The way of exploring the project splitting it into Univariate, Bivariate and Multivariate was a very helpful method to think about questions and answer them in the flow of the project. Initally when performing the Univariate analysis, I was focussed on the number of contributions made for different parties and candidates,number of contributions made based on contributors city, occupation, gender and ofcourse the number of contributions made based on contribution amounts. When looking at these variables and counts, question such as if number of contributions were related to contribution amounts and also the spread of contributions across the state of NJ. To answer these questions, the Bivariate analysis helped me figure out a good flow to get the best way to analyze these variables. Finally Multivariate analysis helped put togther the variables from univariate and bivariate analysis and yield a final explanation of the contribution spread.

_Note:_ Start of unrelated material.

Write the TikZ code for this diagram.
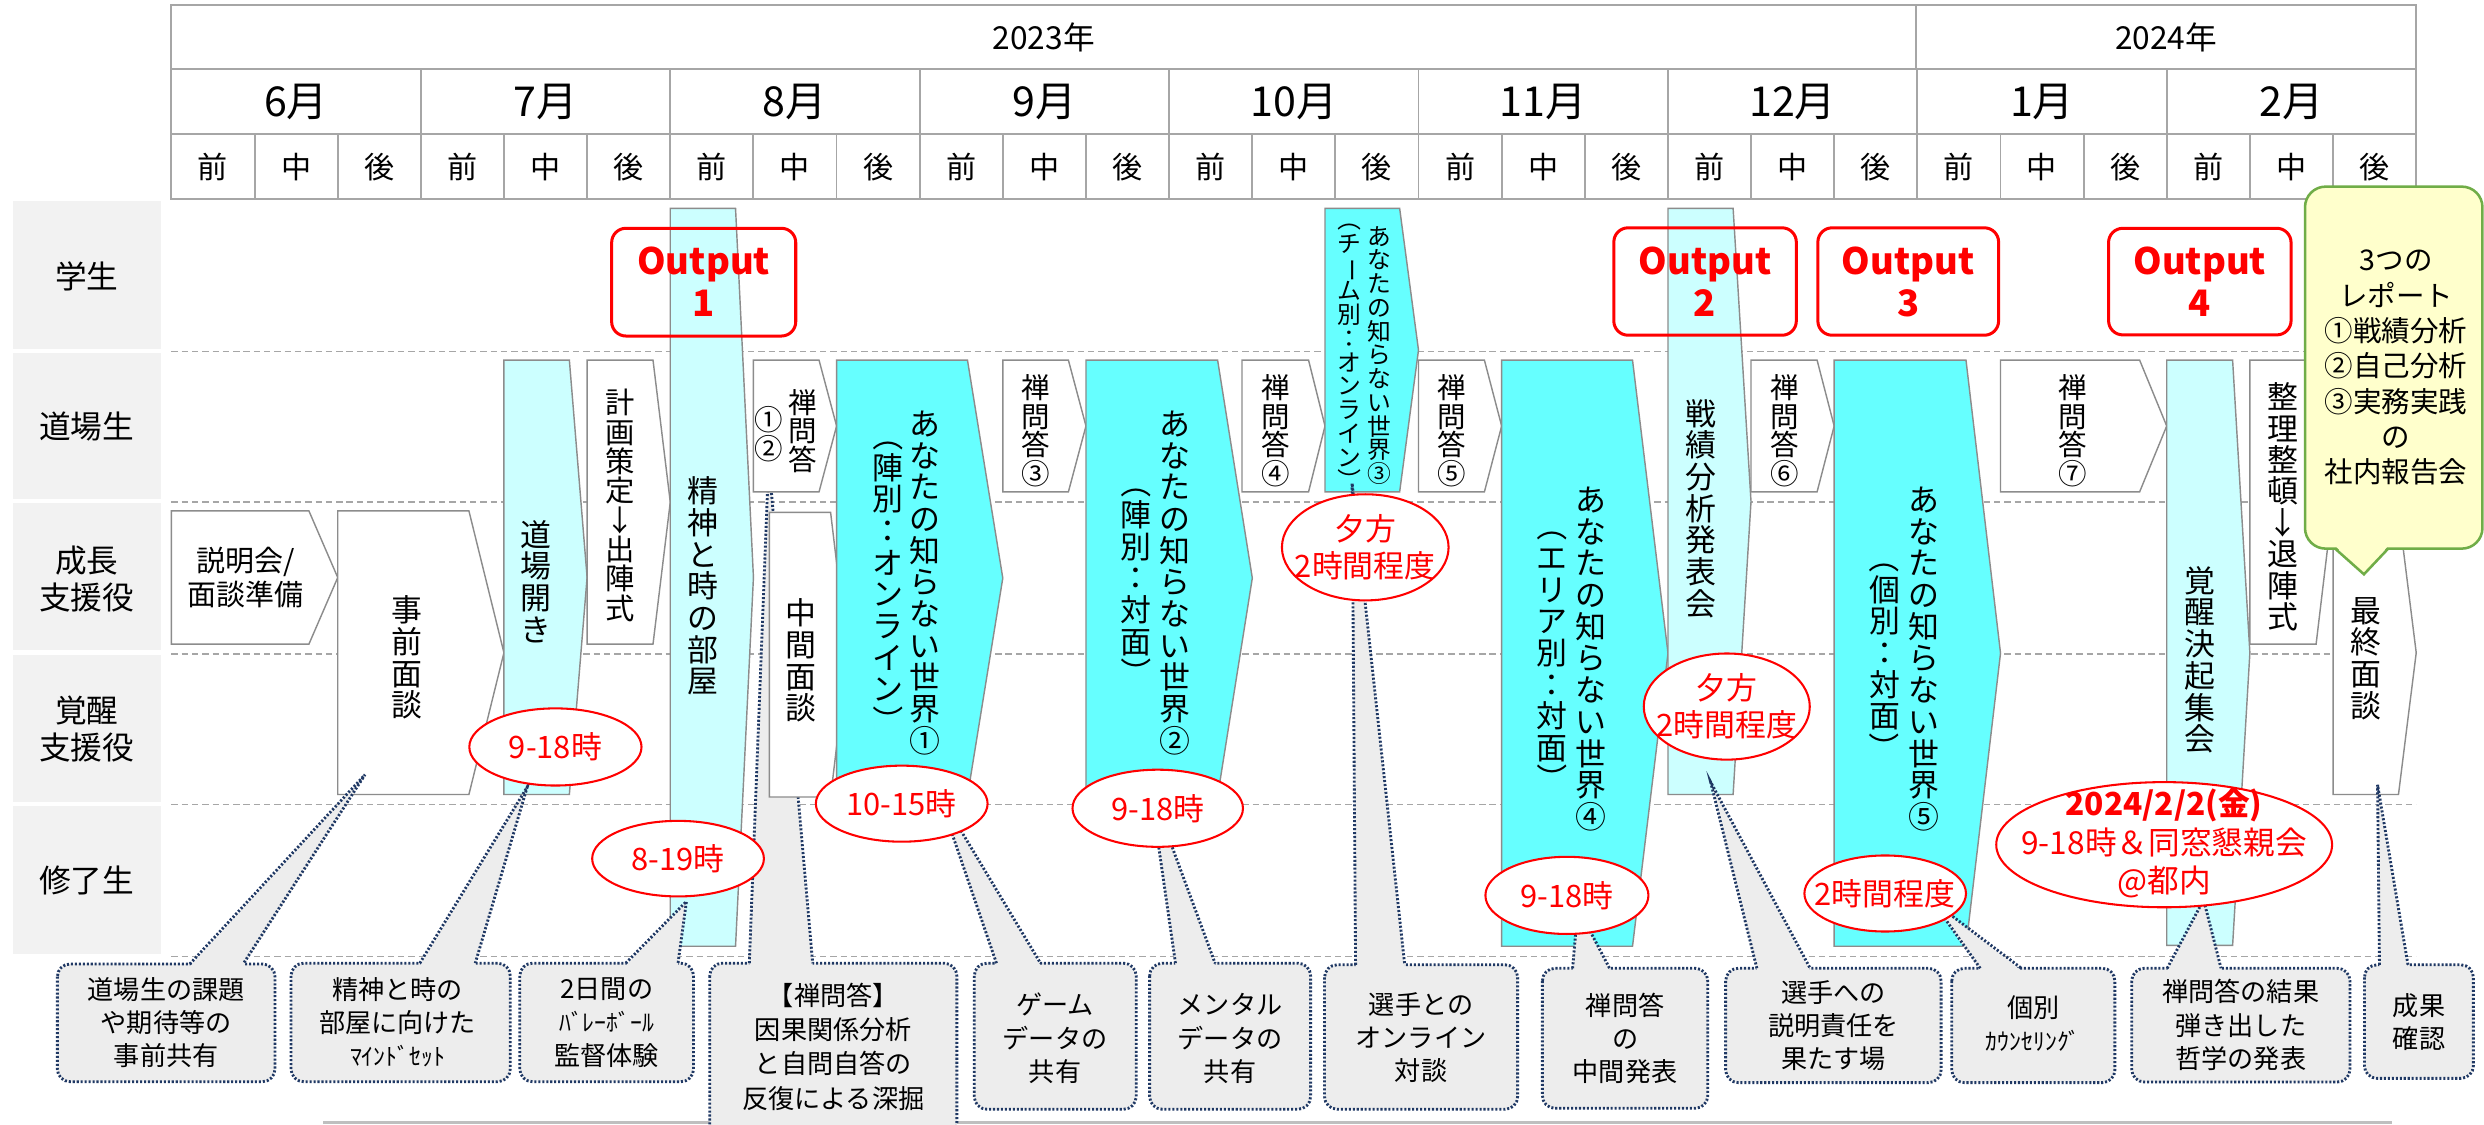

Afterthe exploration, it indeed was true that there were more contributors to the Democratic Party.
Since this was my first project exploring data with R, I enjoyed learning new ways to explore this dataset. Learning about the Choropleth and gender package was very interesting. I had difficulties in getting the code run when coding with these packages but help from internet blog posts were good guiding factors to complete this Project.
Future analysis would include looking at other states and also to analyse by choosing a particulat candidate and looking at the contributions received by them.